Freeze berries overnight (or longer if still gathering), then put into a fermentation bin and allow to thaw. Give them a bit of a squish to get lots of juice out, but try not to crush the seeds too much. Add the sugar, boil one litre of the water and pour it over, stir until sugar has dissolved. Add the rest of the water (cold) and all the other ingredients. My method differs only in that I leave it all for twenty four hours before I pitch the yeast to give the Campden tablet a chance to kill off any remaining wild yeasts and to disperse.

Let it sit in the bin for three-five days, then strain into a demijohn (I strain it into another bin first using a sieve and a muslin cloth, then pour into demijohn up to the shoulder as I make less mess that way). I have a litre plastic bottle that I fitted with an airlock that I put any excess into, then I top up after the most vigorous fermentation has finished up to the bottom of the neck of the DJ, more or less.

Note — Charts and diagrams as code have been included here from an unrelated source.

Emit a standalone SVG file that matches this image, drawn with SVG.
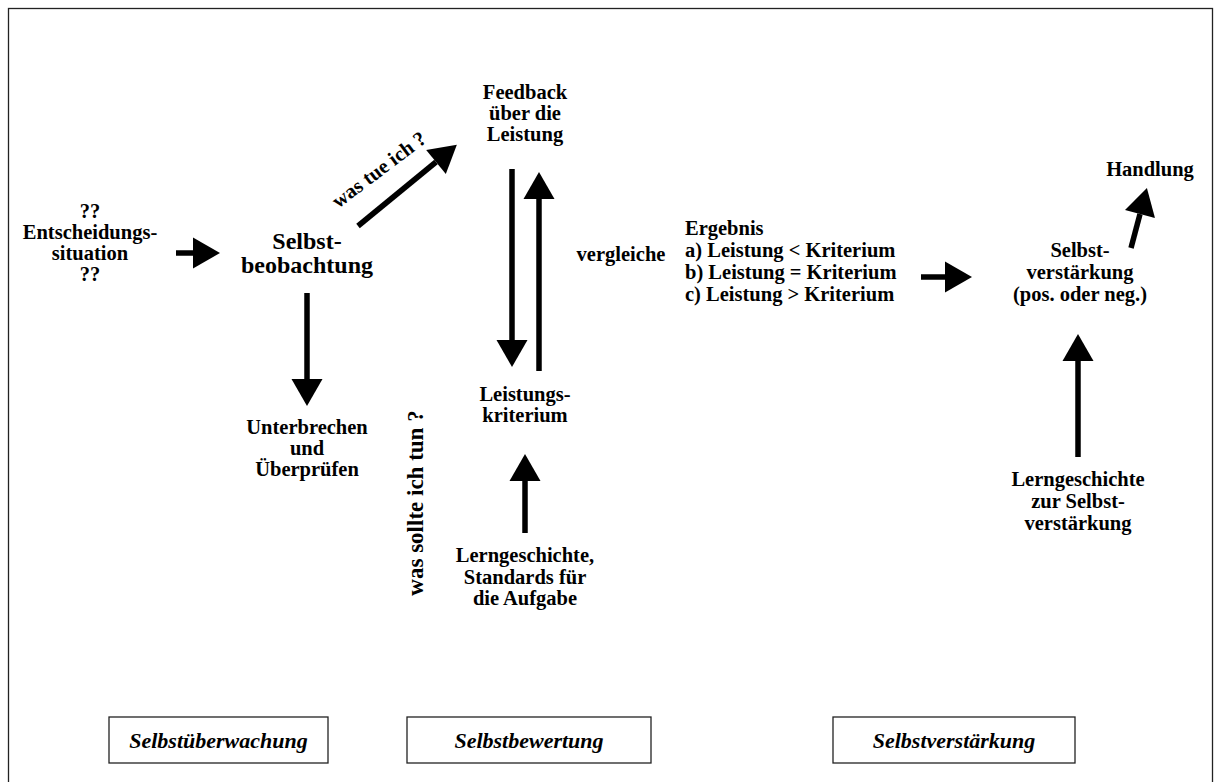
<svg xmlns="http://www.w3.org/2000/svg" width="1215" height="782" viewBox="0 0 1215 782">
<style>
text{font-family:'Liberation Serif','DejaVu Serif',serif;font-weight:bold;fill:#000;text-anchor:middle}
.t{font-size:20.5px}
.big{font-size:24px}
.lft{text-anchor:start}
.lbl{font-size:22px;font-style:italic}
.box{fill:#fff;stroke:#222;stroke-width:1.3}
.arr{stroke:#000;stroke-width:5.5;fill:none;marker-end:url(#ah)}
</style>
<defs>
<marker id="ah" markerUnits="userSpaceOnUse" markerWidth="28" markerHeight="32" refX="0" refY="15.5" orient="auto" overflow="visible">
<path d="M0,0 L27,15.5 L0,31 Z" fill="#000"/>
</marker>
</defs>
<rect x="8.5" y="8.5" width="1204" height="790" fill="#fff" stroke="#222" stroke-width="1.3"/>
<g id="connectors">
<line class="arr" x1="176" y1="253" x2="193" y2="253"/>
<line class="arr" x1="307" y1="293" x2="307" y2="379"/>
<line class="arr" x1="358" y1="226" x2="436" y2="162"/>
<line class="arr" x1="512" y1="169" x2="512" y2="340"/>
<line class="arr" x1="539" y1="371" x2="539" y2="199"/>
<line class="arr" x1="525" y1="533" x2="525" y2="481"/>
<line class="arr" x1="921" y1="277" x2="945" y2="277"/>
<line class="arr" x1="1078" y1="457" x2="1078" y2="361"/>
<line class="arr" x1="1131" y1="248" x2="1140" y2="214"/>
<text class="t" transform="translate(383,175) rotate(-37)">was tue ich ?</text>
<text style="font-size:23px" transform="translate(423,503) rotate(-90)">was sollte ich tun ?</text>
<text class="t" x="621" y="261">vergleiche</text>
</g>
<g id="entscheidung">
<text class="t" x="90" y="218">??</text>
<text class="t" x="90" y="239">Entscheidungs-</text>
<text class="t" x="90" y="260">situation</text>
<text class="t" x="90" y="281">??</text>
</g>
<g id="selbstbeobachtung">
<text class="big" x="307" y="249">Selbst-</text>
<text class="big" x="307" y="273">beobachtung</text>
</g>
<g id="unterbrechen">
<text class="t" x="307" y="434">Unterbrechen</text>
<text class="t" x="307" y="455">und</text>
<text class="t" x="307" y="476">Überprüfen</text>
</g>
<g id="feedback">
<text class="t" x="525" y="99">Feedback</text>
<text class="t" x="525" y="120">über die</text>
<text class="t" x="525" y="141">Leistung</text>
</g>
<g id="leistungskriterium">
<text class="t" x="525" y="401">Leistungs-</text>
<text class="t" x="525" y="422">kriterium</text>
</g>
<g id="lerngeschichte1">
<text class="t" x="525" y="562">Lerngeschichte,</text>
<text class="t" x="525" y="584">Standards für</text>
<text class="t" x="525" y="605">die Aufgabe</text>
</g>
<g id="ergebnis">
<text class="t lft" x="685" y="235">Ergebnis</text>
<text class="t lft" x="685" y="257">a) Leistung &lt; Kriterium</text>
<text class="t lft" x="685" y="279">b) Leistung = Kriterium</text>
<text class="t lft" x="685" y="301">c) Leistung &gt; Kriterium</text>
</g>
<g id="selbstverstaerkung">
<text class="t" x="1080" y="257">Selbst-</text>
<text class="t" x="1080" y="279">verstärkung</text>
<text class="t" x="1080" y="301">(pos. oder neg.)</text>
</g>
<g id="handlung">
<text class="t" x="1150" y="176">Handlung</text>
</g>
<g id="lerngeschichte2">
<text class="t" x="1078" y="486">Lerngeschichte</text>
<text class="t" x="1078" y="508">zur Selbst-</text>
<text class="t" x="1078" y="530">verstärkung</text>
</g>
<g id="label-selbstueberwachung">
<rect class="box" x="109" y="717" width="219" height="46"/>
<text class="lbl" x="218.5" y="748">Selbstüberwachung</text>
</g>
<g id="label-selbstbewertung">
<rect class="box" x="407" y="717" width="244" height="46"/>
<text class="lbl" x="529" y="748">Selbstbewertung</text>
</g>
<g id="label-selbstverstaerkung">
<rect class="box" x="833" y="717" width="242" height="46"/>
<text class="lbl" x="954" y="748">Selbstverstärkung</text>
</g>
</svg>
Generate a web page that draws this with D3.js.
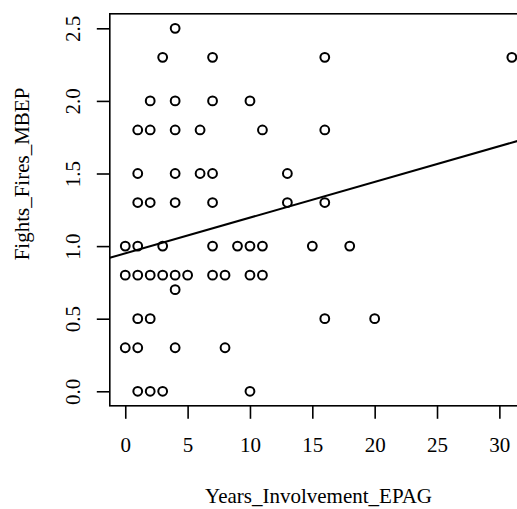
<!DOCTYPE html>
<html>
<head>
<meta charset="utf-8">
<script src="https://cdn.jsdelivr.net/npm/d3@7"></script>
<style>
  html, body { margin: 0; padding: 0; background: #fff; }
  svg { display: block; }
  svg text { font-family: "Liberation Serif", "DejaVu Serif", serif !important; }
</style>
</head>
<body>
<svg id="chart" width="517" height="509"></svg>
<script>
// ---- Data ----
const years = [
  4,
  3, 7, 16, 31,
  2, 4, 7, 10,
  1, 2, 4, 6, 11, 16,
  1, 4, 6, 7, 13,
  1, 2, 4, 7, 13, 16,
  0, 1, 3, 7, 9, 10, 11, 15, 18,
  0, 1, 2, 3, 4, 5, 7, 8, 10, 11,
  4,
  1, 2, 16, 20,
  0, 1, 4, 8,
  1, 2, 3, 10
];
const fights = [
  2.5,
  2.3, 2.3, 2.3, 2.3,
  2.0, 2.0, 2.0, 2.0,
  1.8, 1.8, 1.8, 1.8, 1.8, 1.8,
  1.5, 1.5, 1.5, 1.5, 1.5,
  1.3, 1.3, 1.3, 1.3, 1.3, 1.3,
  1.0, 1.0, 1.0, 1.0, 1.0, 1.0, 1.0, 1.0, 1.0,
  0.8, 0.8, 0.8, 0.8, 0.8, 0.8, 0.8, 0.8, 0.8, 0.8,
  0.7,
  0.5, 0.5, 0.5, 0.5,
  0.3, 0.3, 0.3, 0.3,
  0.0, 0.0, 0.0, 0.0
];
const xTicks = [0, 5, 10, 15, 20, 25, 30];
const yTicks = [0.0, 0.5, 1.0, 1.5, 2.0, 2.5];
const yTickLabels = ["0.0", "0.5", "1.0", "1.5", "2.0", "2.5"];
// fitted line (intercept, slope) as drawn in the reference
const fitIntercept = 0.950;
const fitSlope = 0.0246;
const xLabel = "Years_Involvement_EPAG";
const yLabel = "Fights_Fires_MBEP";

// ---- Layout ----
const plotLeft = 109.8, plotRight = 527.3, plotTop = 13.8, plotBottom = 405.8;
const fontSize = 21;
const serif = "Liberation Serif";

const svg = d3.select("#chart");

const xExt = d3.extent(years), yExt = d3.extent(fights);
const xPad = (xExt[1] - xExt[0]) * 0.04, yPad = (yExt[1] - yExt[0]) * 0.04;
const x = d3.scaleLinear().domain([xExt[0] - xPad, xExt[1] + xPad]).range([plotLeft, plotRight]);
const y = d3.scaleLinear().domain([yExt[0] - yPad, yExt[1] + yPad]).range([plotBottom, plotTop]);

svg.append("defs").append("clipPath").attr("id", "plotclip")
  .append("rect")
  .attr("x", plotLeft).attr("y", plotTop)
  .attr("width", plotRight - plotLeft).attr("height", plotBottom - plotTop);

// Points
svg.append("g").selectAll("circle")
  .data(years.map((d, i) => [d, fights[i]]))
  .join("circle")
  .attr("cx", d => x(d[0]))
  .attr("cy", d => y(d[1]))
  .attr("r", 4.4)
  .attr("fill", "none")
  .attr("stroke", "#000")
  .attr("stroke-width", 2);

// Regression line
const xd = x.domain();
svg.append("line")
  .attr("clip-path", "url(#plotclip)")
  .attr("x1", x(xd[0])).attr("y1", y(fitIntercept + fitSlope * xd[0]))
  .attr("x2", x(xd[1])).attr("y2", y(fitIntercept + fitSlope * xd[1]))
  .attr("stroke", "#000").attr("stroke-width", 2);

// Box
svg.append("rect")
  .attr("x", plotLeft).attr("y", plotTop)
  .attr("width", plotRight - plotLeft).attr("height", plotBottom - plotTop)
  .attr("fill", "none").attr("stroke", "#000").attr("stroke-width", 1.6);

// X axis
const gx = svg.append("g")
  .attr("transform", `translate(0,${plotBottom})`)
  .call(d3.axisBottom(x).tickValues(xTicks).tickSize(13).tickSizeOuter(0).tickFormat(d3.format("d")))
  .attr("font-family", serif).attr("font-size", fontSize);
gx.select(".domain").remove();
gx.selectAll(".tick line").attr("stroke", "#000").attr("stroke-width", 1.6);
gx.selectAll(".tick text")
  .attr("y", 46.7).attr("dy", null)
  .attr("fill", "#000");

// Y axis
const gy = svg.append("g")
  .attr("transform", `translate(${plotLeft},0)`)
  .call(d3.axisLeft(y).tickValues(yTicks).tickSize(13).tickSizeOuter(0)
    .tickFormat((d, i) => yTickLabels[i]))
  .attr("font-family", serif).attr("font-size", fontSize);
gy.select(".domain").remove();
gy.selectAll(".tick line").attr("stroke", "#000").attr("stroke-width", 1.6);
gy.selectAll(".tick text")
  .attr("x", null).attr("dy", null)
  .attr("transform", `translate(${80 - plotLeft},0) rotate(-90)`)
  .attr("text-anchor", "middle")
  .attr("fill", "#000");

// Axis titles
svg.append("text")
  .attr("x", (plotLeft + plotRight) / 2).attr("y", 503)
  .attr("text-anchor", "middle")
  .attr("font-family", serif)
  .attr("font-size", fontSize).attr("fill", "#000")
  .text(xLabel);

svg.append("text")
  .attr("transform", `translate(29,174) rotate(-90)`)
  .attr("text-anchor", "middle")
  .attr("font-family", serif)
  .attr("font-size", fontSize).attr("fill", "#000")
  .text(yLabel);
</script>
</body>
</html>
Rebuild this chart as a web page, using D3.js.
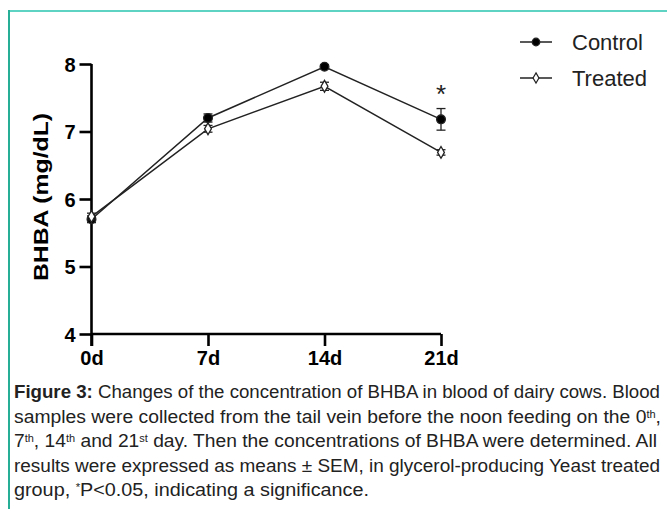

Rack after a month or so, let it ferment out. I’ll usually rack again after a few weeks, perhaps a month or two, maybe again if sediment still forming, then hide it away somewhere dark for a few months with a safety bung in it to clear fully before I bottle. Leave in the bottle as long as possible before drinking; pure blackberry less so, ready and drinkable in six months or so.

*If you decide to make pure elderberry wine, don’t add the tea; elderberry has plenty of tannin already. If you make pure blackberry wine, add more tea!

The idea of the half and half is that blackberry wine can be a little sickly, elderberry can be very tanniny, the two together balance each other out.

Quick to make, very labour UNintensive, but requires patience in spades before you drink it!